Reputation: 21974
C++ uses global operator new to allocate coroutines by default. But this potentially leaves a lot of performance on the floor compared to Rust, which can stack allocate them. This is disappointing because for most coroutine use this would be fine -- often you co_await
a coroutine right when creating it, or co_await
a join/combinator of it and several others immediately. You can override the operator new
and operator delete
for a promise type and create a custom allocator that does does strict FIFO allocation over some preallocated heap area, but it would still generally be better to reuse the thread's already existing, already hot in cache stack.
AFAICT it is impossible to use alloca
on the fly for this -- any call to it in operator new
would be freed when the operator function returns. You could preallocate a big chunk of space with alloca
in some top level function and then define operator new
for the promise type to allocate out of that region, but this is effectively the same as having the separate heap allocated area from a cache-hotness perspective (all of your coroutines using a separate special otherwise cold area instead of being intermingled with your regular calls using the real top of the stack).
Is there any way to make alloca
work?
There is a related question here about whether you can call alloca
inside a coroutine, but I am asking about using it to back the allocation of the coroutine itself (which necessarily happens outside it) before running it.
There is also this question that open endedly asks if stackless C++ coroutines are a problem, where some answers try to justify the design but doesn't mention alloca
at all and doesn't address that Rust model is an existence proof for it being possible in principle to use stack allocations.
Upvotes: 3
Views: 186
Reputation: 67802
Coroutine state is allocated with the promise class's operator new
if one is defined, and with the global new
if not.
Obviously calling alloca
inside any operator new
implementation would be unhelpful, and there's no other explicit view on the allocation which underlies returning a coroutine handle.
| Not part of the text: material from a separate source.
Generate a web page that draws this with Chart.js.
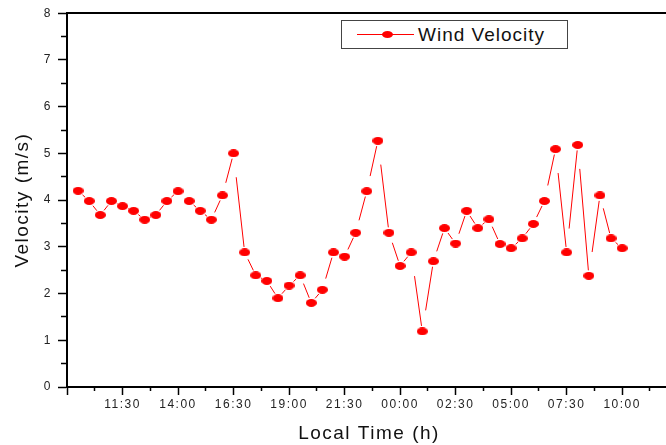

However, you may be interested to read on cppreference that
The call to
operator new
can be optimized out (even if custom allocator is used) if
- The lifetime of the coroutine state is strictly nested within the lifetime of the caller, and
- the size of coroutine frame is known at the call site.
In that case, coroutine state is embedded in the caller's stack frame (if the caller is an ordinary function) or coroutine state (if the caller is a coroutine).
which suggests that a good implementation doesn't need any explicit code or language support to permit the optimization you want.
Upvotes: 1